À Jérusalem, des dizaines de milliers de fidèles se sont réunis sans incident sur l’esplanade des Mosquées, sous haute surveillance policière, pendant qu’à Gaza, des habitants se rassemblaient pour prier au milieu des ruines.  

« Nous nous rassemblons sur les décombres de notre mosquée détruite. Cette année, le ramadan est complètement différent à cause de tous les martyrs et des nombreux blessés, et du manque de nourriture », a témoigné Baker Abou Ghiran, un déplacé à Rafah.

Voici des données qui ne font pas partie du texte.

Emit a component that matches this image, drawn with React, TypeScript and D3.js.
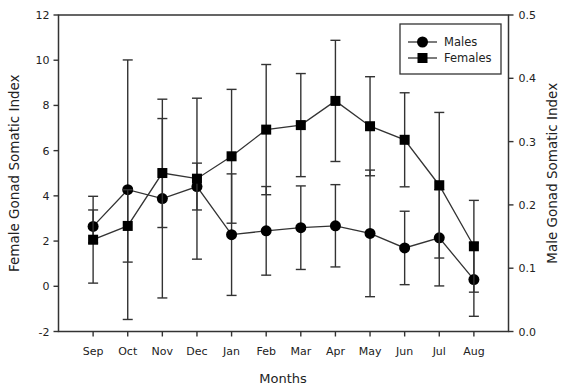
import React from "react";
import * as d3 from "d3";

const months = ["Sep", "Oct", "Nov", "Dec", "Jan", "Feb", "Mar", "Apr", "May", "Jun", "Jul", "Aug"];
const femaleGSI = [2.06, 2.67, 5.01, 4.76, 5.75, 6.93, 7.13, 8.2, 7.08, 6.48, 4.47, 1.77];
const femaleErr = [1.92, 1.6, 2.41, 3.56, 2.96, 2.88, 2.28, 2.68, 2.19, 2.08, 3.22, 2.03];
const maleGSI = [0.166, 0.224, 0.21, 0.229, 0.153, 0.159, 0.164, 0.167, 0.155, 0.132, 0.148, 0.082];
const maleErr = [0.026, 0.205, 0.157, 0.037, 0.096, 0.07, 0.066, 0.065, 0.1, 0.058, 0.076, 0.058];
const leftTicks = [-2, 0, 2, 4, 6, 8, 10, 12];
const rightTicks = [0.0, 0.1, 0.2, 0.3, 0.4, 0.5];

const W = 562;
const H = 388;
const L = 58.5, R = 508.5, T = 15, B = 331.5;
const FONT = "'DejaVu Sans', Verdana, sans-serif";
const INK = "#333";
const TXT = "#222";

export default function App() {
  const x = d3.scaleLinear().domain([0, 13]).range([L, R]);
  const yL = d3.scaleLinear().domain([-2, 12]).range([B, T]);
  const yR = d3.scaleLinear().domain([0, 0.5]).range([B, T]);

  const lineGen = (ys: number[], scale: d3.ScaleLinear<number, number>) =>
    d3.line<number>().x((_, i) => x(i + 1)).y((v) => scale(v))(ys) || "";

  const errBars = (vals: number[], errs: number[], scale: d3.ScaleLinear<number, number>, key: string) =>
    vals.map((v, i) => {
      const cx = x(i + 1);
      const top = scale(v + errs[i]);
      const bot = scale(v - errs[i]);
      return (
        <g key={key + i} stroke={INK} strokeWidth={1.4}>
          <line x1={cx} x2={cx} y1={top} y2={bot} />
          <line x1={cx - 5} x2={cx + 5} y1={top} y2={top} />
          <line x1={cx - 5} x2={cx + 5} y1={bot} y2={bot} />
        </g>
      );
    });

  return (
    <svg width={W} height={H} style={{ position: "absolute", left: 0, top: 0, background: "#fff" }} fontFamily={FONT}>
      <rect x={0} y={0} width={W} height={H} fill="#fff" />
      {/* frame */}
      <rect x={L} y={T} width={R - L} height={B - T} fill="none" stroke={INK} strokeWidth={1.5} />
      {/* left axis */}
      {leftTicks.map((t) => (
        <g key={"l" + t}>
          <line x1={L - 5} x2={L} y1={yL(t)} y2={yL(t)} stroke={INK} strokeWidth={1.4} />
          <text x={L - 9} y={yL(t) + 4} textAnchor="end" fontSize={11} fill={TXT}>{t}</text>
        </g>
      ))}
      {/* right axis */}
      {rightTicks.map((t) => (
        <g key={"r" + t}>
          <line x1={R} x2={R + 5} y1={yR(t)} y2={yR(t)} stroke={INK} strokeWidth={1.4} />
          <text x={R + 10} y={yR(t) + 4} textAnchor="start" fontSize={11} fill={TXT}>{t.toFixed(1)}</text>
        </g>
      ))}
      {/* x axis */}
      {months.map((m, i) => (
        <g key={"m" + m}>
          <line x1={x(i + 1)} x2={x(i + 1)} y1={B} y2={B + 5} stroke={INK} strokeWidth={1.4} />
          <text x={x(i + 1)} y={355} textAnchor="middle" fontSize={11} fill={TXT}>{m}</text>
        </g>
      ))}
      <text x={283} y={383} textAnchor="middle" fontSize={13} fill={TXT}>Months</text>
      <text transform={`translate(19,${(T + B) / 2}) rotate(-90)`} textAnchor="middle" fontSize={13.5} fill={TXT}>
        Female Gonad Somatic Index
      </text>
      <text transform={`translate(557,${(T + B) / 2}) rotate(-90)`} textAnchor="middle" fontSize={13.5} fill={TXT}>
        Male Gonad Somatic Index
      </text>

      {/* males */}
      {errBars(maleGSI, maleErr, yR, "me")}
      <path d={lineGen(maleGSI, yR)} fill="none" stroke={INK} strokeWidth={1.3} />
      {maleGSI.map((v, i) => (
        <circle key={"mc" + i} cx={x(i + 1)} cy={yR(v)} r={5.5} fill="#000" />
      ))}

      {/* females */}
      {errBars(femaleGSI, femaleErr, yL, "fe")}
      <path d={lineGen(femaleGSI, yL)} fill="none" stroke={INK} strokeWidth={1.3} />
      {femaleGSI.map((v, i) => (
        <rect key={"fs" + i} x={x(i + 1) - 5} y={yL(v) - 5} width={10} height={10} fill="#000" />
      ))}

      {/* legend */}
      <rect x={400} y={24} width={101} height={50} fill="#fff" stroke={INK} strokeWidth={1.3} />
      <line x1={408} x2={437} y1={42} y2={42} stroke={INK} strokeWidth={1.3} />
      <circle cx={422.5} cy={42} r={5.5} fill="#000" />
      <text x={444} y={46} fontSize={11.5} fill={TXT}>Males</text>
      <line x1={408} x2={437} y1={58} y2={58} stroke={INK} strokeWidth={1.3} />
      <rect x={417.5} y={53} width={10} height={10} fill="#000" />
      <text x={444} y={62} fontSize={11.5} fill={TXT}>Females</text>
    </svg>
  );
}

Les médiateurs américains, égyptiens et qataris n’ont pas réussi à arracher un accord de trêve comme ils l’espéraient avant le ramadan, mois de jeûne et de prière pour les musulmans.

Mais le Hamas semble avoir infléchi vendredi sa position. Un de ses responsables a annoncé à l’AFP que le mouvement était désormais prêt à une trêve de six semaines, pendant laquelle 42 otages, femmes, enfants, personnes âgées et malades pourraient être libérés en échange de 20 à 50 prisonniers palestiniens.  

Dans cette optique, le mouvement islamiste exige le « retrait de l’armée de toutes les villes et zones peuplées », le « retour des déplacés sans restrictions » et l’entrée d’au moins 500 camions d’aide humanitaire par jour à Gaza.

Le secrétaire d’État américain Antony Blinken a pour sa part déclaré que les pays médiateurs travaillaient « d’arrache-pied pour combler le fossé restant » en vue d’un accord sur les otages et un cessez-le-feu.

Mais tandis que les négociations devraient reprendre, M. Nétanyahou a approuvé « les plans d’action » de l’armée en vue d’une offensive à Rafah, où sont massés, selon l’ONU, environ 1,5 million de Palestiniens.

« L’armée israélienne est prête pour le côté opérationnel et pour l’évacuation de la population », selon un communiqué officiel qui ne donne aucune autre précision sur cette opération annoncée de longue date, contre laquelle les États-Unis et l’ONU ne cessent de mettre en garde.

« Nous ne soutiendrons pas un plan qui ne prenne pas en compte le million et demi de Palestiniens », a mis en garde, une nouvelle fois, John Kirby.